** BEGIN **
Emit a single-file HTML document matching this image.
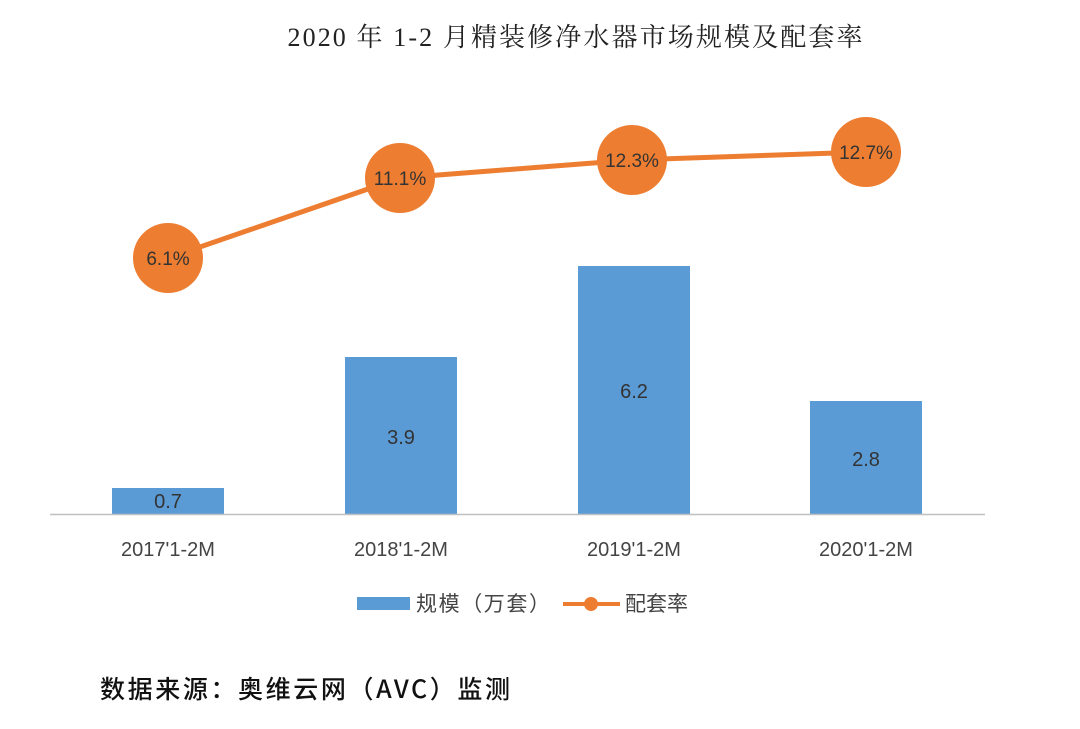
<!DOCTYPE html>
<html><head><meta charset="utf-8"><style>
body{margin:0;background:#fff;}
svg text{font-family:"Liberation Sans","Noto Sans CJK SC",sans-serif;}
</style></head><body>
<svg width="1080" height="724" viewBox="0 0 1080 724" xmlns="http://www.w3.org/2000/svg">
<rect width="1080" height="724" fill="#fff"/>
<text x="575" y="46" text-anchor="middle" font-size="26" fill="#222" textLength="575" style="font-family:'Liberation Serif','Noto Serif CJK SC',serif">2020 年 1-2 月精装修净水器市场规模及配套率</text>
<g fill="#5B9BD5">
<rect x="112" y="488" width="112" height="26"/>
<rect x="345" y="357" width="112" height="157"/>
<rect x="578" y="266" width="112" height="248"/>
<rect x="810" y="401" width="112" height="113"/>
</g>
<line x1="50" y1="514.5" x2="985" y2="514.5" stroke="#bfbfbf" stroke-width="1.5"/>
<g font-size="20" fill="#333" text-anchor="middle">
<text x="168" y="508">0.7</text>
<text x="401" y="444">3.9</text>
<text x="634" y="398">6.2</text>
<text x="866" y="466">2.8</text>
</g>
<polyline points="168,258 400,178 632,160 866,152" fill="none" stroke="#ED7D31" stroke-width="5"/>
<g fill="#ED7D31">
<circle cx="168" cy="258" r="35"/><circle cx="400" cy="178" r="35"/><circle cx="632" cy="160" r="35"/><circle cx="866" cy="152" r="35"/>
</g>
<g font-size="19" fill="#333" text-anchor="middle">
<text x="168" y="265">6.1%</text>
<text x="400" y="185">11.1%</text>
<text x="632" y="167">12.3%</text>
<text x="866" y="159">12.7%</text>
</g>
<g font-size="20" fill="#444" text-anchor="middle">
<text x="168" y="556">2017'1-2M</text>
<text x="401" y="556">2018'1-2M</text>
<text x="634" y="556">2019'1-2M</text>
<text x="866" y="556">2020'1-2M</text>
</g>
<rect x="357" y="597" width="53" height="13" fill="#5B9BD5"/>
<text x="416" y="611" font-size="21" fill="#444" textLength="134" style="font-family:'Noto Sans CJK SC',sans-serif">规模（万套）</text>
<line x1="563" y1="604" x2="620" y2="604" stroke="#ED7D31" stroke-width="4"/>
<circle cx="591" cy="604" r="7" fill="#ED7D31"/>
<text x="625" y="611" font-size="21" fill="#444" style="font-family:'Noto Sans CJK SC',sans-serif">配套率</text>
<text x="100" y="698" font-size="25" fill="#111" font-weight="500" textLength="410" style="font-family:'Noto Sans CJK SC',sans-serif">数据来源：奥维云网（AVC）监测</text>
</svg>
</body></html>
** END **
TASK DIRECTIONS = Write out the full set of lines verbatim, without the pictures.

RESULT FOR THIS TASK =
Emit a single-file HTML document matching this image.
<!DOCTYPE html>
<html><head><meta charset="utf-8"><style>
body{margin:0;background:#fff;}
svg text{font-family:"Liberation Sans","Noto Sans CJK SC",sans-serif;}
</style></head><body>
<svg width="1080" height="724" viewBox="0 0 1080 724" xmlns="http://www.w3.org/2000/svg">
<rect width="1080" height="724" fill="#fff"/>
<text x="575" y="46" text-anchor="middle" font-size="26" fill="#222" textLength="575" style="font-family:'Liberation Serif','Noto Serif CJK SC',serif">2020 年 1-2 月精装修净水器市场规模及配套率</text>
<g fill="#5B9BD5">
<rect x="112" y="488" width="112" height="26"/>
<rect x="345" y="357" width="112" height="157"/>
<rect x="578" y="266" width="112" height="248"/>
<rect x="810" y="401" width="112" height="113"/>
</g>
<line x1="50" y1="514.5" x2="985" y2="514.5" stroke="#bfbfbf" stroke-width="1.5"/>
<g font-size="20" fill="#333" text-anchor="middle">
<text x="168" y="508">0.7</text>
<text x="401" y="444">3.9</text>
<text x="634" y="398">6.2</text>
<text x="866" y="466">2.8</text>
</g>
<polyline points="168,258 400,178 632,160 866,152" fill="none" stroke="#ED7D31" stroke-width="5"/>
<g fill="#ED7D31">
<circle cx="168" cy="258" r="35"/><circle cx="400" cy="178" r="35"/><circle cx="632" cy="160" r="35"/><circle cx="866" cy="152" r="35"/>
</g>
<g font-size="19" fill="#333" text-anchor="middle">
<text x="168" y="265">6.1%</text>
<text x="400" y="185">11.1%</text>
<text x="632" y="167">12.3%</text>
<text x="866" y="159">12.7%</text>
</g>
<g font-size="20" fill="#444" text-anchor="middle">
<text x="168" y="556">2017'1-2M</text>
<text x="401" y="556">2018'1-2M</text>
<text x="634" y="556">2019'1-2M</text>
<text x="866" y="556">2020'1-2M</text>
</g>
<rect x="357" y="597" width="53" height="13" fill="#5B9BD5"/>
<text x="416" y="611" font-size="21" fill="#444" textLength="134" style="font-family:'Noto Sans CJK SC',sans-serif">规模（万套）</text>
<line x1="563" y1="604" x2="620" y2="604" stroke="#ED7D31" stroke-width="4"/>
<circle cx="591" cy="604" r="7" fill="#ED7D31"/>
<text x="625" y="611" font-size="21" fill="#444" style="font-family:'Noto Sans CJK SC',sans-serif">配套率</text>
<text x="100" y="698" font-size="25" fill="#111" font-weight="500" textLength="410" style="font-family:'Noto Sans CJK SC',sans-serif">数据来源：奥维云网（AVC）监测</text>
</svg>
</body></html>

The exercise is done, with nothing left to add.